* **Data section**
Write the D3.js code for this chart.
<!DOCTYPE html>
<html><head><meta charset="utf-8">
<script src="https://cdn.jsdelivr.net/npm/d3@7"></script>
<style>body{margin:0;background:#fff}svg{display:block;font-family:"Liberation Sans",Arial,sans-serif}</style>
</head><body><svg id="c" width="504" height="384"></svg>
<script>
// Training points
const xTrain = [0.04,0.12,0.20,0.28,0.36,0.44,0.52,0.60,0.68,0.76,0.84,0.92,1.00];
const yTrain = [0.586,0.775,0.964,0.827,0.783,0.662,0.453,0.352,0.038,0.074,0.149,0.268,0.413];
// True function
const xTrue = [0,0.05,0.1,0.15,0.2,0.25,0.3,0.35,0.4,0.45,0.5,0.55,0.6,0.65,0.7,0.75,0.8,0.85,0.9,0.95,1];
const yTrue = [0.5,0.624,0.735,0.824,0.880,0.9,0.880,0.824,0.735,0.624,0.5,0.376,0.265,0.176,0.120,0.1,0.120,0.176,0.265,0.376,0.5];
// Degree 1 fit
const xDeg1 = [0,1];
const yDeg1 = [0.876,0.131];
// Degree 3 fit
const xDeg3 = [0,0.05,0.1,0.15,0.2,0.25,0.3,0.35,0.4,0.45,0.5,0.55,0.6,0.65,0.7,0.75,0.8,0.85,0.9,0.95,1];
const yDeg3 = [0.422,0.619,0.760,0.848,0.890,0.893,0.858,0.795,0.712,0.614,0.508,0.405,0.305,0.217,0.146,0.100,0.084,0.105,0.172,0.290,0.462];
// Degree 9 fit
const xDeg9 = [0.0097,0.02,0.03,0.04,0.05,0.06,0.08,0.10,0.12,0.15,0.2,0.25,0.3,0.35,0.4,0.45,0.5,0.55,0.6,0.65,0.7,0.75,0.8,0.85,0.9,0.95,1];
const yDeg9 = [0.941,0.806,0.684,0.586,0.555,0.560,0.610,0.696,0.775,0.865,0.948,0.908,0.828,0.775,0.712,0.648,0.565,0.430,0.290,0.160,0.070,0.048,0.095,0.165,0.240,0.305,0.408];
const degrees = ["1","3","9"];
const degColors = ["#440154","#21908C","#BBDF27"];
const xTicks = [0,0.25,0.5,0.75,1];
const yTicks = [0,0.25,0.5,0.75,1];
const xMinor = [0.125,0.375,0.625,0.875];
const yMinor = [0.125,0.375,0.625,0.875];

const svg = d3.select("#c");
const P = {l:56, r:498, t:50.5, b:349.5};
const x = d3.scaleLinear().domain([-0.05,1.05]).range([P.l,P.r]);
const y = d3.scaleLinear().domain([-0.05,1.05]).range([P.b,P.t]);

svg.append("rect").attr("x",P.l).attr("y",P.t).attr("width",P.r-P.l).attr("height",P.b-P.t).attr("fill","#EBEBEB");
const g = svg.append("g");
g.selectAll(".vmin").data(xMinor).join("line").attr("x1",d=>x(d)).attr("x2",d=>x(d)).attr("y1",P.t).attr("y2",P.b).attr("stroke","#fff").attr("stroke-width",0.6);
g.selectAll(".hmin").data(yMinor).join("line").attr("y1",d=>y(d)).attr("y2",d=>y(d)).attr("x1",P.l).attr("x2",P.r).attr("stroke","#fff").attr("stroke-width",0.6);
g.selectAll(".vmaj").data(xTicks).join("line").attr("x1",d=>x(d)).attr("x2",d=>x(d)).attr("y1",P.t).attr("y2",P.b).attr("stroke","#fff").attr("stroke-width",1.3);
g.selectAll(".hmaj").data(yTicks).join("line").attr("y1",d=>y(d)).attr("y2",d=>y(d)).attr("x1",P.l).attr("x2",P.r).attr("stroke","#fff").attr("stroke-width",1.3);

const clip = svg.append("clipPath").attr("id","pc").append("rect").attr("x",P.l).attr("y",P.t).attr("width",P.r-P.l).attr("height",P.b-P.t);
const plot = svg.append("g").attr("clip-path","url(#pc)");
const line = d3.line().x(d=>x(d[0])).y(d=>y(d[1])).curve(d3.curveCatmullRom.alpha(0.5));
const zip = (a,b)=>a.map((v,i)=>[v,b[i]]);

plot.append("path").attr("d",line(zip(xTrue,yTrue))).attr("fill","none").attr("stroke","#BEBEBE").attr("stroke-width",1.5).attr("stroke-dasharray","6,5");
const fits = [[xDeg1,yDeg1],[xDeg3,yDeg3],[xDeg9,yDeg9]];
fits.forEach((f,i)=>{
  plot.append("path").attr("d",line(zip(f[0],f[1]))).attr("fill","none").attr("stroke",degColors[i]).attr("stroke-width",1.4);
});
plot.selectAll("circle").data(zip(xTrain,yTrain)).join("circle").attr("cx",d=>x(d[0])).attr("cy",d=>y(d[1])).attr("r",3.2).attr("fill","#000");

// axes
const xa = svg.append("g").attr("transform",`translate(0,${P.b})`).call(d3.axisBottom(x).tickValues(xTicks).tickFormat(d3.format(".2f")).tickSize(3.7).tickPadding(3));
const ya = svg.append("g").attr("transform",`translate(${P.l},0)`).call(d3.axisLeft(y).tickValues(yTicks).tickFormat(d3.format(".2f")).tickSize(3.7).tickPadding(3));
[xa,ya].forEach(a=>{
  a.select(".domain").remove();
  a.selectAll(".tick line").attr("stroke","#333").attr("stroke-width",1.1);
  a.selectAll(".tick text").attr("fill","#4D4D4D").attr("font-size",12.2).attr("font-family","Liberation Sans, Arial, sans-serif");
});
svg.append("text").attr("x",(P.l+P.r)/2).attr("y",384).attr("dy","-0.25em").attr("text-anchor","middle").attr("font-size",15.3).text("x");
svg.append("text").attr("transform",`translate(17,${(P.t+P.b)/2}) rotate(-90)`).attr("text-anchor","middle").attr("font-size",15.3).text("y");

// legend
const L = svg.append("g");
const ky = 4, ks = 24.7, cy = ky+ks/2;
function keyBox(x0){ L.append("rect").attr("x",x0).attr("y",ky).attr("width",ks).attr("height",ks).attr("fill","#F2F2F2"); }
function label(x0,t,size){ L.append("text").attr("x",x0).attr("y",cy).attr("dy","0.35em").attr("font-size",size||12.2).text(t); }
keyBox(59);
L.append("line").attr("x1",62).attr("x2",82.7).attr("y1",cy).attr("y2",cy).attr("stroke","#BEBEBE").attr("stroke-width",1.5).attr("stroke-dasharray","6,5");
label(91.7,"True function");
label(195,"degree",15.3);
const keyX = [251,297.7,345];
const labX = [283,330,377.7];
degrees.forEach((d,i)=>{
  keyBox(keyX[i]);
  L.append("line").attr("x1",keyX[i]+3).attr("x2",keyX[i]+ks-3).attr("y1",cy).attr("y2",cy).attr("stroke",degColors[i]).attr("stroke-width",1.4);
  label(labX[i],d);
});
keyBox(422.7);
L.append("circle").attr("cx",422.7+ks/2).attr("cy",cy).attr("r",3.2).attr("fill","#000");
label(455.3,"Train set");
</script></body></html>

* **What to do**
Each line of the listing above should be output exactly.

* **Answer to this problem**
Write the D3.js code for this chart.
<!DOCTYPE html>
<html><head><meta charset="utf-8">
<script src="https://cdn.jsdelivr.net/npm/d3@7"></script>
<style>body{margin:0;background:#fff}svg{display:block;font-family:"Liberation Sans",Arial,sans-serif}</style>
</head><body><svg id="c" width="504" height="384"></svg>
<script>
// Training points
const xTrain = [0.04,0.12,0.20,0.28,0.36,0.44,0.52,0.60,0.68,0.76,0.84,0.92,1.00];
const yTrain = [0.586,0.775,0.964,0.827,0.783,0.662,0.453,0.352,0.038,0.074,0.149,0.268,0.413];
// True function
const xTrue = [0,0.05,0.1,0.15,0.2,0.25,0.3,0.35,0.4,0.45,0.5,0.55,0.6,0.65,0.7,0.75,0.8,0.85,0.9,0.95,1];
const yTrue = [0.5,0.624,0.735,0.824,0.880,0.9,0.880,0.824,0.735,0.624,0.5,0.376,0.265,0.176,0.120,0.1,0.120,0.176,0.265,0.376,0.5];
// Degree 1 fit
const xDeg1 = [0,1];
const yDeg1 = [0.876,0.131];
// Degree 3 fit
const xDeg3 = [0,0.05,0.1,0.15,0.2,0.25,0.3,0.35,0.4,0.45,0.5,0.55,0.6,0.65,0.7,0.75,0.8,0.85,0.9,0.95,1];
const yDeg3 = [0.422,0.619,0.760,0.848,0.890,0.893,0.858,0.795,0.712,0.614,0.508,0.405,0.305,0.217,0.146,0.100,0.084,0.105,0.172,0.290,0.462];
// Degree 9 fit
const xDeg9 = [0.0097,0.02,0.03,0.04,0.05,0.06,0.08,0.10,0.12,0.15,0.2,0.25,0.3,0.35,0.4,0.45,0.5,0.55,0.6,0.65,0.7,0.75,0.8,0.85,0.9,0.95,1];
const yDeg9 = [0.941,0.806,0.684,0.586,0.555,0.560,0.610,0.696,0.775,0.865,0.948,0.908,0.828,0.775,0.712,0.648,0.565,0.430,0.290,0.160,0.070,0.048,0.095,0.165,0.240,0.305,0.408];
const degrees = ["1","3","9"];
const degColors = ["#440154","#21908C","#BBDF27"];
const xTicks = [0,0.25,0.5,0.75,1];
const yTicks = [0,0.25,0.5,0.75,1];
const xMinor = [0.125,0.375,0.625,0.875];
const yMinor = [0.125,0.375,0.625,0.875];

const svg = d3.select("#c");
const P = {l:56, r:498, t:50.5, b:349.5};
const x = d3.scaleLinear().domain([-0.05,1.05]).range([P.l,P.r]);
const y = d3.scaleLinear().domain([-0.05,1.05]).range([P.b,P.t]);

svg.append("rect").attr("x",P.l).attr("y",P.t).attr("width",P.r-P.l).attr("height",P.b-P.t).attr("fill","#EBEBEB");
const g = svg.append("g");
g.selectAll(".vmin").data(xMinor).join("line").attr("x1",d=>x(d)).attr("x2",d=>x(d)).attr("y1",P.t).attr("y2",P.b).attr("stroke","#fff").attr("stroke-width",0.6);
g.selectAll(".hmin").data(yMinor).join("line").attr("y1",d=>y(d)).attr("y2",d=>y(d)).attr("x1",P.l).attr("x2",P.r).attr("stroke","#fff").attr("stroke-width",0.6);
g.selectAll(".vmaj").data(xTicks).join("line").attr("x1",d=>x(d)).attr("x2",d=>x(d)).attr("y1",P.t).attr("y2",P.b).attr("stroke","#fff").attr("stroke-width",1.3);
g.selectAll(".hmaj").data(yTicks).join("line").attr("y1",d=>y(d)).attr("y2",d=>y(d)).attr("x1",P.l).attr("x2",P.r).attr("stroke","#fff").attr("stroke-width",1.3);

const clip = svg.append("clipPath").attr("id","pc").append("rect").attr("x",P.l).attr("y",P.t).attr("width",P.r-P.l).attr("height",P.b-P.t);
const plot = svg.append("g").attr("clip-path","url(#pc)");
const line = d3.line().x(d=>x(d[0])).y(d=>y(d[1])).curve(d3.curveCatmullRom.alpha(0.5));
const zip = (a,b)=>a.map((v,i)=>[v,b[i]]);

plot.append("path").attr("d",line(zip(xTrue,yTrue))).attr("fill","none").attr("stroke","#BEBEBE").attr("stroke-width",1.5).attr("stroke-dasharray","6,5");
const fits = [[xDeg1,yDeg1],[xDeg3,yDeg3],[xDeg9,yDeg9]];
fits.forEach((f,i)=>{
  plot.append("path").attr("d",line(zip(f[0],f[1]))).attr("fill","none").attr("stroke",degColors[i]).attr("stroke-width",1.4);
});
plot.selectAll("circle").data(zip(xTrain,yTrain)).join("circle").attr("cx",d=>x(d[0])).attr("cy",d=>y(d[1])).attr("r",3.2).attr("fill","#000");

// axes
const xa = svg.append("g").attr("transform",`translate(0,${P.b})`).call(d3.axisBottom(x).tickValues(xTicks).tickFormat(d3.format(".2f")).tickSize(3.7).tickPadding(3));
const ya = svg.append("g").attr("transform",`translate(${P.l},0)`).call(d3.axisLeft(y).tickValues(yTicks).tickFormat(d3.format(".2f")).tickSize(3.7).tickPadding(3));
[xa,ya].forEach(a=>{
  a.select(".domain").remove();
  a.selectAll(".tick line").attr("stroke","#333").attr("stroke-width",1.1);
  a.selectAll(".tick text").attr("fill","#4D4D4D").attr("font-size",12.2).attr("font-family","Liberation Sans, Arial, sans-serif");
});
svg.append("text").attr("x",(P.l+P.r)/2).attr("y",384).attr("dy","-0.25em").attr("text-anchor","middle").attr("font-size",15.3).text("x");
svg.append("text").attr("transform",`translate(17,${(P.t+P.b)/2}) rotate(-90)`).attr("text-anchor","middle").attr("font-size",15.3).text("y");

// legend
const L = svg.append("g");
const ky = 4, ks = 24.7, cy = ky+ks/2;
function keyBox(x0){ L.append("rect").attr("x",x0).attr("y",ky).attr("width",ks).attr("height",ks).attr("fill","#F2F2F2"); }
function label(x0,t,size){ L.append("text").attr("x",x0).attr("y",cy).attr("dy","0.35em").attr("font-size",size||12.2).text(t); }
keyBox(59);
L.append("line").attr("x1",62).attr("x2",82.7).attr("y1",cy).attr("y2",cy).attr("stroke","#BEBEBE").attr("stroke-width",1.5).attr("stroke-dasharray","6,5");
label(91.7,"True function");
label(195,"degree",15.3);
const keyX = [251,297.7,345];
const labX = [283,330,377.7];
degrees.forEach((d,i)=>{
  keyBox(keyX[i]);
  L.append("line").attr("x1",keyX[i]+3).attr("x2",keyX[i]+ks-3).attr("y1",cy).attr("y2",cy).attr("stroke",degColors[i]).attr("stroke-width",1.4);
  label(labX[i],d);
});
keyBox(422.7);
L.append("circle").attr("cx",422.7+ks/2).attr("cy",cy).attr("r",3.2).attr("fill","#000");
label(455.3,"Train set");
</script></body></html>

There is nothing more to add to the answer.